Clinton, Obama race for nod as McCain pulls ahead
WASHINGTON - With a boost from New York, John McCain is
looking more certain than ever to become the Republican nominee after Tuesday's mega-mega-primary.
And the Democrats?
Not so fast.
Hillary Rodham Clinton still has a clear edge. But believe it or not, she and Barack Obama might be just getting started.
Political prognosticators who once pointed to a sprawling Super Tuesday to set the White House fight card now seem only half-right. McCain looks ready to knock Mitt Romney and two others out of the race altogether and begin trying to unite his fractured party.
But the night could produce a split decision on the Democratic side, one that keeps the race going at least until contests in Ohio and Texas a month away.
In other words, March 4 is the new Feb. 5.
"My prediction for Tuesday night is that both of them will claim victory," Clinton and Obama, said Jack Pitney of Claremont McKenna College in California, which is voting Tuesday as well.
Clinton wins more states, but Obama wins enough convention delegates to keep marching on. "I'd still rate Clinton as the favorite, but Obama's very close behind," Pitney said.
To be sure, Clinton goes into Tuesday's voting in New York and 21 other states with some clear advantages over Obama.
She's one of the most famous women in the world - name recognition Obama is scrambling to match - and she's got a bevy of endorsements, a bunch of money and a lifetime of political chits to cash in heading into the biggest primary day in American history, stretching from Montauk Point to Nome, Alaska.
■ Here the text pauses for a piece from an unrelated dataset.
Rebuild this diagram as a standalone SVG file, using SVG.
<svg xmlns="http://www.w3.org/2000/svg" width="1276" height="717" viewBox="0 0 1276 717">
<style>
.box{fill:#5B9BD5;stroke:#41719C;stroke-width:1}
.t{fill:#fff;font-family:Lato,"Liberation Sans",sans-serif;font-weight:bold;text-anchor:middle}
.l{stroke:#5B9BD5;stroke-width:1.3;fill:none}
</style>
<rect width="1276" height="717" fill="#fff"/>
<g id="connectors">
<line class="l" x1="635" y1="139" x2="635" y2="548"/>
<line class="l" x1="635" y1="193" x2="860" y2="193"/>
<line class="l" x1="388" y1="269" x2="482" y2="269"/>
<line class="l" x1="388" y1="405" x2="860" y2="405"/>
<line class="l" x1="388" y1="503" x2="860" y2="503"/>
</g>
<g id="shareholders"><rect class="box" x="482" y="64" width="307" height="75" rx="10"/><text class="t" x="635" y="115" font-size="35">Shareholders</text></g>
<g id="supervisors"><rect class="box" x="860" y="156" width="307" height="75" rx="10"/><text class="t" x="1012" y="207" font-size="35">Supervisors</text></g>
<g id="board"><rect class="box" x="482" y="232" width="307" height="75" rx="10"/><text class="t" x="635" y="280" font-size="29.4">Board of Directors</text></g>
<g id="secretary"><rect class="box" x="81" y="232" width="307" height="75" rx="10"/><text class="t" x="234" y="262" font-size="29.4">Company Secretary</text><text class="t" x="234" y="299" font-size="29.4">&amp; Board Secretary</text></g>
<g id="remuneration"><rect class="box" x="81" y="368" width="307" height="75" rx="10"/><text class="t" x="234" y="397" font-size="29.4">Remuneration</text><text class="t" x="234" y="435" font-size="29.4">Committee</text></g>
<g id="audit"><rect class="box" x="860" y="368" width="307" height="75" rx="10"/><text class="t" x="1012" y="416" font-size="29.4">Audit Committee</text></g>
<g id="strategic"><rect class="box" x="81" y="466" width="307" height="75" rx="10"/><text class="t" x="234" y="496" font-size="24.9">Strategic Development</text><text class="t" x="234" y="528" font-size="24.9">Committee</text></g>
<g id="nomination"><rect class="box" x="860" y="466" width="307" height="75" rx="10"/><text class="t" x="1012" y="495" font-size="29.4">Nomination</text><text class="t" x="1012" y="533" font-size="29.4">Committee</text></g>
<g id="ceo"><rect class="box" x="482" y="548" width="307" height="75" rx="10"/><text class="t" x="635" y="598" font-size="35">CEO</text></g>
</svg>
As for Obama, "he's working against the clock here. People are warming to him. He's still growing. He's just running out of time to do stuff," said Bill Carrick, a Democratic strategist not working for either side.
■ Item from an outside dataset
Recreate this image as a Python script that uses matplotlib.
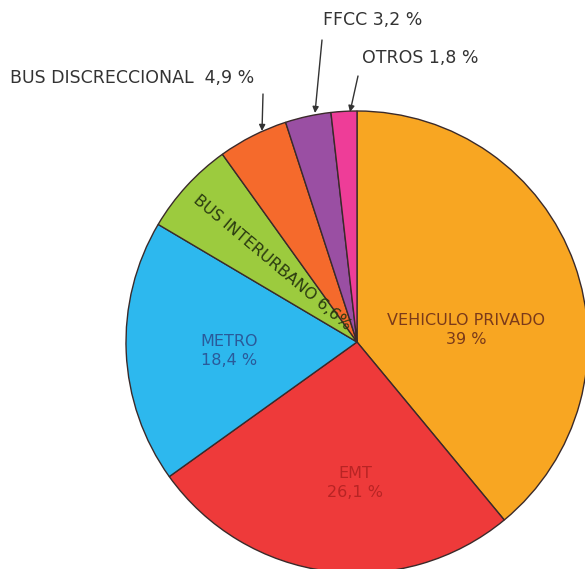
import numpy as np
import matplotlib.pyplot as plt

# reparto modal de viajes
modos = ['VEHICULO PRIVADO', 'EMT', 'METRO', 'BUS INTERURBANO',
         'BUS DISCRECCIONAL', 'FFCC', 'OTROS']
cuotas = [39.0, 26.1, 18.4, 6.6, 4.9, 3.2, 1.8]
colores = ['#F8A622', '#EE3A3A', '#2DB8EE', '#9CCB3E', '#F56A2C', '#9A4FA3', '#EE3D98']

W, H = 585, 569
cx, cy, r = 357, 342, 231

fig = plt.figure(figsize=(W / 100, H / 100), dpi=100)
ax = fig.add_axes([(cx - r) / W, (H - cy - r) / H, 2 * r / W, 2 * r / H])

wedges, _ = ax.pie(cuotas, colors=colores, startangle=90, counterclock=False,
                   radius=1.0,
                   wedgeprops=dict(edgecolor='#3a2a2a', linewidth=1.0))
for w in wedges:
    w.set_clip_on(False)
# pie() pone sus propios limites, se fijan despues
ax.set_xlim(-1, 1)
ax.set_ylim(-1, 1)
ax.set_aspect('equal')
ax.axis('off')


def px(x, y):
    # pixel de la imagen -> coordenadas del grafico
    return (x - cx) / r, (cy - y) / r


def fmt(v):
    s = ('%.1f' % v).replace('.', ',')
    return s[:-2] if s.endswith(',0') else s


fs = 11.5
ax.text(*px(466, 330), '%s\n%s %%' % (modos[0], fmt(cuotas[0])), ha='center', va='center',
        fontsize=fs, color='#7a3a1a', linespacing=1.3)
ax.text(*px(355, 483), '%s\n%s %%' % (modos[1], fmt(cuotas[1])), ha='center', va='center',
        fontsize=fs, color='#b82424', linespacing=1.3)
ax.text(*px(229, 351), '%s\n%s %%' % (modos[2], fmt(cuotas[2])), ha='center', va='center',
        fontsize=fs, color='#2a5a9a', linespacing=1.3)
ax.text(*px(272, 263), '%s %s%%' % (modos[3], fmt(cuotas[3])), ha='center', va='center',
        fontsize=11.5, color='#2a3a10', rotation=-40, rotation_mode='anchor')

# etiquetas exteriores con flecha hasta su sector
fs2 = 12.5
ax.text(*px(10, 78), '%s  %s %%' % (modos[4], fmt(cuotas[4])), ha='left', va='center',
        fontsize=fs2, color='#333333')
ax.text(*px(323, 20), '%s %s %%' % (modos[5], fmt(cuotas[5])), ha='left', va='center',
        fontsize=fs2, color='#333333')
ax.text(*px(362, 58), '%s %s %%' % (modos[6], fmt(cuotas[6])), ha='left', va='center',
        fontsize=fs2, color='#333333')

flecha = dict(arrowstyle='-|>', color='#333333', lw=1.0, mutation_scale=9,
              shrinkA=0, shrinkB=0)
for ini, fin in [((263, 94), (262, 131)), ((322, 40), (315, 113)), ((358, 76), (350, 112))]:
    ax.annotate('', xy=px(*fin), xytext=px(*ini), arrowprops=flecha, annotation_clip=False)

fig.savefig('out.png', dpi=100)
Obama does have something else - momentum, or just call it being in the right place at the right time, being the fresh face when voters badly want one. A million-dollars-a-day haul last month didn't hurt.
But Obama's biggest advantage is Democratic party rules that parcel out convention delegates to both winner and loser in nearly all of the contests, very roughly based on their percentage of the vote. In other words, if Clinton carries a state by 55 percent to 45 percent, Obama still gets a sizable chunk of delegates.
So the march to the Democratic nomination becomes little more than a math problem - who can win the 2,025 delegates needed to clinch. Nearly 1,700 so-called "pledged" delegates will be awarded Tuesday, with New York's 232 and California's 370.
Some Democrats are even looking all the way ahead to an April 22 primary in Pennsylvania to decide it all. On the other hand, others say that if Clinton started racking up so many states, it could put pressure on Obama to depart the race - or vice versa.
That's in effect what's happening to McCain's rival, Mitt Romney, on the Republican side. After spending $35 million of his own money but losing in several key contests, it's looking more and more likely he won't be able to catch up to McCain.
Republicans offer winner-take-all delegates in about half the states, meaning the New York winner gets all the state's 101 delegates toward the needed 1,191. McCain can't win enough delegates Tuesday to reach that total.
McCain would inherit a party whose three wings have been torn apart this year - national security conservatives who like him, fiscal conservatives who liked Romney and social conservatives who favored Mike Huckabee, also running on Tuesday.
The Arizona senator is an unlikely figure to reunite them - and one lingering danger for him is that core conservatives band together behind Romney in a last-ditch effort to stop him. Social conservatives distrust McCain, and fiscal conservatives haven't forgiven him for opposing President George W. Bush's tax cuts.
But that's no more unlikely than McCain's own story this year, when he went from seeming political oblivion to the cusp of becoming his party's standard-bearer this fall.